### The request
Separate out the lines that hold "this".

━━━━━━━━━━━━━━━━━━━━━━━━━━━━━━

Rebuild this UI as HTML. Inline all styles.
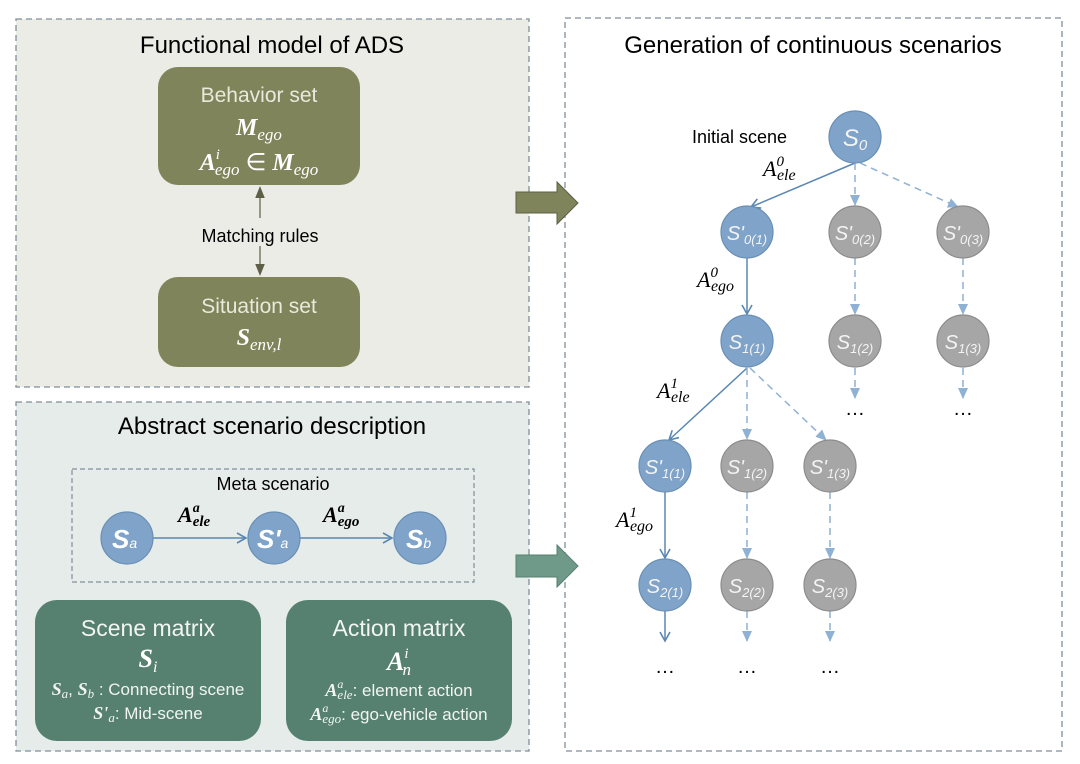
<!DOCTYPE html>
<html><head><meta charset="utf-8"><style>
html,body{margin:0;padding:0;background:#fff;}
svg{display:block;font-family:"Liberation Sans",sans-serif;}
.m{font-family:"Liberation Serif",serif;font-style:italic;}
</style></head><body>
<svg width="1080" height="764" viewBox="0 0 1080 764" xmlns="http://www.w3.org/2000/svg">
<defs>
<marker id="ao" markerWidth="10" markerHeight="10" refX="5" refY="5" orient="auto"><path d="M0,1 L10,5 L0,9z" fill="#5d6046"/></marker>
<marker id="ab" markerWidth="12" markerHeight="12" refX="10" refY="6" orient="auto" markerUnits="userSpaceOnUse"><path d="M1,1 L10,6 L1,11" fill="none" stroke="#5a87b3" stroke-width="1.6"/></marker>
<marker id="ad" markerWidth="12" markerHeight="12" refX="10" refY="6" orient="auto" markerUnits="userSpaceOnUse"><path d="M0,1 L11,6 L0,11z" fill="#8fb1d3"/></marker>
</defs>
<rect x="16" y="19" width="513" height="368" fill="#ecece6" stroke="#7f8e9a" stroke-width="1.3" stroke-dasharray="6,4"/>
<rect x="16" y="402" width="513" height="349" fill="#e6ecea" stroke="#7f8e9a" stroke-width="1.3" stroke-dasharray="6,4"/>
<rect x="565" y="18" width="497" height="733" fill="#fff" stroke="#7f8e9a" stroke-width="1.3" stroke-dasharray="6,4"/>
<text x="272" y="53" font-size="24" text-anchor="middle">Functional model of ADS</text>
<rect x="158" y="67" width="202" height="118" rx="20" fill="#7f845a"/>
<text x="259" y="102" font-size="21" fill="#e8eadc" text-anchor="middle">Behavior set</text>
<text x="259" y="135" font-size="24" fill="#fff" text-anchor="middle" class="m" font-weight="bold">M<tspan font-size="17" dy="5" font-weight="normal">ego</tspan></text>
<text x="259" y="170" font-size="24" fill="#fff" text-anchor="middle" class="m" font-weight="bold">A<tspan font-size="15" dy="-11" font-weight="normal">i</tspan><tspan font-size="17" dx="-5" dy="16" font-weight="normal">ego</tspan><tspan font-style="normal" dy="-5" font-weight="normal"> ∈ </tspan>M<tspan font-size="17" dy="5" font-weight="normal">ego</tspan></text>
<rect x="158" y="277" width="202" height="90" rx="20" fill="#7f845a"/>
<text x="259" y="313" font-size="21" fill="#e8eadc" text-anchor="middle">Situation set</text>
<text x="259" y="345" font-size="24" fill="#fff" text-anchor="middle" class="m" font-weight="bold">S<tspan font-size="17" dy="5" font-weight="normal">env,l</tspan></text>
<line x1="260" y1="218" x2="260" y2="192" stroke="#5d6046" stroke-width="1.2" marker-end="url(#ao)"/>
<line x1="260" y1="246" x2="260" y2="270" stroke="#5d6046" stroke-width="1.2" marker-end="url(#ao)"/>
<text x="260" y="242" font-size="18" text-anchor="middle">Matching rules</text>
<text x="272" y="434" font-size="24" text-anchor="middle">Abstract scenario description</text>
<rect x="72" y="469" width="402" height="113" fill="none" stroke="#7f8e9a" stroke-width="1.2" stroke-dasharray="5,3"/>
<text x="273" y="490" font-size="18" text-anchor="middle">Meta scenario</text>
<line x1="153" y1="538" x2="246" y2="538" stroke="#5a87b3" stroke-width="1.4" marker-end="url(#ab)"/>
<line x1="300" y1="538" x2="392" y2="538" stroke="#5a87b3" stroke-width="1.4" marker-end="url(#ab)"/>
<g stroke="#6a8fb5" stroke-width="1.2" fill="#7fa3c9">
<circle cx="127" cy="538" r="26"/><circle cx="274" cy="538" r="26"/><circle cx="420" cy="538" r="26"/></g>
<g fill="#fff" font-weight="bold" font-style="italic">
<text x="112" y="548" font-size="26">S<tspan font-size="14" font-weight="normal">a</tspan></text>
<text x="257" y="548" font-size="26">S'<tspan font-size="14" font-weight="normal">a</tspan></text>
<text x="406" y="548" font-size="26">S<tspan font-size="14" font-weight="normal">b</tspan></text></g>
<text x="178" y="522" font-size="22" class="m" font-weight="bold">A<tspan font-size="14" dy="-10">a</tspan><tspan font-size="15" dx="-7" dy="14">ele</tspan></text>
<text x="323" y="522" font-size="22" class="m" font-weight="bold">A<tspan font-size="14" dy="-10">a</tspan><tspan font-size="15" dx="-7" dy="14">ego</tspan></text>
<rect x="35" y="600" width="226" height="141" rx="22" fill="#56806f"/>
<rect x="286" y="600" width="226" height="141" rx="22" fill="#56806f"/>
<g fill="#f2f5f3" text-anchor="middle">
<text x="148" y="636" font-size="23">Scene matrix</text>
<text x="148" y="667" font-size="26" class="m" font-weight="bold" fill="#fff">S<tspan font-size="16" dy="5" font-weight="normal">i</tspan></text>
<text x="148" y="695" font-size="17"><tspan class="m" font-weight="bold" font-size="18">S</tspan><tspan class="m" font-size="13" dy="3">a</tspan><tspan dy="-3">, </tspan><tspan class="m" font-weight="bold" font-size="18">S</tspan><tspan class="m" font-size="13" dy="3">b</tspan><tspan dy="-3"> : Connecting scene</tspan></text>
<text x="148" y="719" font-size="17"><tspan class="m" font-weight="bold" font-size="18">S'</tspan><tspan class="m" font-size="13" dy="3">a</tspan><tspan dy="-3">: Mid-scene</tspan></text>
<text x="399" y="636" font-size="23">Action matrix</text>
<text x="399" y="670" font-size="26" class="m" font-weight="bold" fill="#fff">A<tspan font-size="15" dy="-12" font-weight="normal">i</tspan><tspan font-size="17" dx="-6" dy="17" font-weight="normal">n</tspan></text>
<text x="399" y="696" font-size="17"><tspan class="m" font-weight="bold" font-size="18">A</tspan><tspan class="m" font-size="12" dy="-8">a</tspan><tspan class="m" font-size="13" dx="-6" dy="11">ele</tspan><tspan dy="-3">: element action</tspan></text>
<text x="399" y="720" font-size="17"><tspan class="m" font-weight="bold" font-size="18">A</tspan><tspan class="m" font-size="12" dy="-8">a</tspan><tspan class="m" font-size="13" dx="-6" dy="11">ego</tspan><tspan dy="-3">: ego-vehicle action</tspan></text>
</g>
<path d="M516,192 L557,192 L557,182 L578,203 L557,224 L557,213 L516,213z" fill="#7f845a" stroke="#5d6046" stroke-width="1"/>
<path d="M516,555 L557,555 L557,545 L578,566 L557,587 L557,577 L516,577z" fill="#6f9a8a" stroke="#56806f" stroke-width="1"/>
<text x="813" y="53" font-size="24" text-anchor="middle">Generation of continuous scenarios</text>
<text x="692" y="143" font-size="18">Initial scene</text>
<g stroke-width="1.5" fill="none">
<line x1="855" y1="163" x2="751" y2="207" stroke="#5a87b3" marker-end="url(#ab)"/>
<line x1="747" y1="258" x2="747" y2="314" stroke="#5a87b3" marker-end="url(#ab)"/>
<line x1="747" y1="368" x2="669" y2="440" stroke="#5a87b3" marker-end="url(#ab)"/>
<line x1="665" y1="492" x2="665" y2="558" stroke="#5a87b3" marker-end="url(#ab)"/>
<line x1="665" y1="611" x2="665" y2="641" stroke="#5a87b3" marker-end="url(#ab)"/>
<g stroke="#8fb1d3" stroke-dasharray="7,5">
<line x1="855" y1="163" x2="855" y2="205" marker-end="url(#ad)"/>
<line x1="860" y1="163" x2="958" y2="207" marker-end="url(#ad)"/>
<line x1="855" y1="258" x2="855" y2="314" marker-end="url(#ad)"/>
<line x1="963" y1="258" x2="963" y2="314" marker-end="url(#ad)"/>
<line x1="855" y1="368" x2="855" y2="398" marker-end="url(#ad)"/>
<line x1="963" y1="368" x2="963" y2="398" marker-end="url(#ad)"/>
<line x1="747" y1="368" x2="747" y2="439" marker-end="url(#ad)"/>
<line x1="750" y1="368" x2="826" y2="440" marker-end="url(#ad)"/>
<line x1="747" y1="492" x2="747" y2="558" marker-end="url(#ad)"/>
<line x1="830" y1="492" x2="830" y2="558" marker-end="url(#ad)"/>
<line x1="747" y1="611" x2="747" y2="641" marker-end="url(#ad)"/>
<line x1="830" y1="611" x2="830" y2="641" marker-end="url(#ad)"/>
</g></g>
<g stroke-width="1.2">
<g fill="#7fa3c9" stroke="#6a8fb5">
<circle cx="855" cy="137" r="26"/><circle cx="747" cy="232" r="26"/><circle cx="747" cy="341" r="26"/><circle cx="665" cy="466" r="26"/><circle cx="665" cy="585" r="26"/></g>
<g fill="#a6a6a6" stroke="#8c8c8c">
<circle cx="855" cy="232" r="26"/><circle cx="963" cy="232" r="26"/><circle cx="855" cy="341" r="26"/><circle cx="963" cy="341" r="26"/>
<circle cx="747" cy="466" r="26"/><circle cx="830" cy="466" r="26"/><circle cx="747" cy="585" r="26"/><circle cx="830" cy="585" r="26"/></g></g>
<g fill="#f4f4f4" font-style="italic" text-anchor="middle">
<text x="855" y="146" font-size="24">S<tspan font-size="15" dy="4">0</tspan></text>
<text x="747" y="240" font-size="20">S'<tspan font-size="13" dy="4">0(1)</tspan></text>
<text x="855" y="240" font-size="20">S'<tspan font-size="13" dy="4">0(2)</tspan></text>
<text x="963" y="240" font-size="20">S'<tspan font-size="13" dy="4">0(3)</tspan></text>
<text x="747" y="349" font-size="20">S<tspan font-size="13" dy="4">1(1)</tspan></text>
<text x="855" y="349" font-size="20">S<tspan font-size="13" dy="4">1(2)</tspan></text>
<text x="963" y="349" font-size="20">S<tspan font-size="13" dy="4">1(3)</tspan></text>
<text x="665" y="474" font-size="20">S'<tspan font-size="13" dy="4">1(1)</tspan></text>
<text x="747" y="474" font-size="20">S'<tspan font-size="13" dy="4">1(2)</tspan></text>
<text x="830" y="474" font-size="20">S'<tspan font-size="13" dy="4">1(3)</tspan></text>
<text x="665" y="593" font-size="20">S<tspan font-size="13" dy="4">2(1)</tspan></text>
<text x="747" y="593" font-size="20">S<tspan font-size="13" dy="4">2(2)</tspan></text>
<text x="830" y="593" font-size="20">S<tspan font-size="13" dy="4">2(3)</tspan></text>
</g>
<g font-size="20" text-anchor="middle">
<text x="855" y="415">…</text><text x="963" y="415">…</text>
<text x="665" y="673">…</text><text x="747" y="673">…</text><text x="830" y="673">…</text></g>
<g class="m" font-size="22">
<text x="763" y="176">A<tspan font-size="15" dy="-10">0</tspan><tspan font-size="16" dx="-7" dy="14">ele</tspan></text>
<text x="697" y="287">A<tspan font-size="15" dy="-10">0</tspan><tspan font-size="16" dx="-7" dy="14">ego</tspan></text>
<text x="657" y="398">A<tspan font-size="15" dy="-10">1</tspan><tspan font-size="16" dx="-7" dy="14">ele</tspan></text>
<text x="616" y="527">A<tspan font-size="15" dy="-10">1</tspan><tspan font-size="16" dx="-7" dy="14">ego</tspan></text>
</g>
</svg>
</body></html>
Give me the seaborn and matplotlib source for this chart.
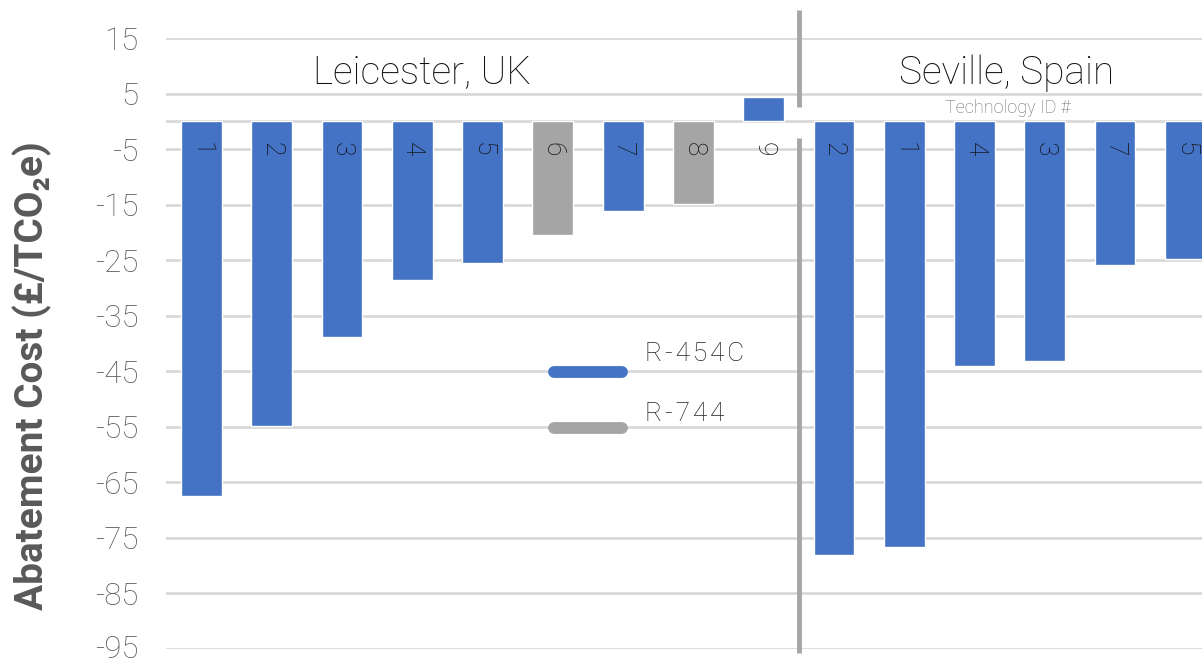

━━━━━━━━━━━━━━━━━━━━━━━━━━━━━━

### In response
Rebuild this UI as HTML. Inline all styles.
Give me the seaborn and matplotlib source for this chart.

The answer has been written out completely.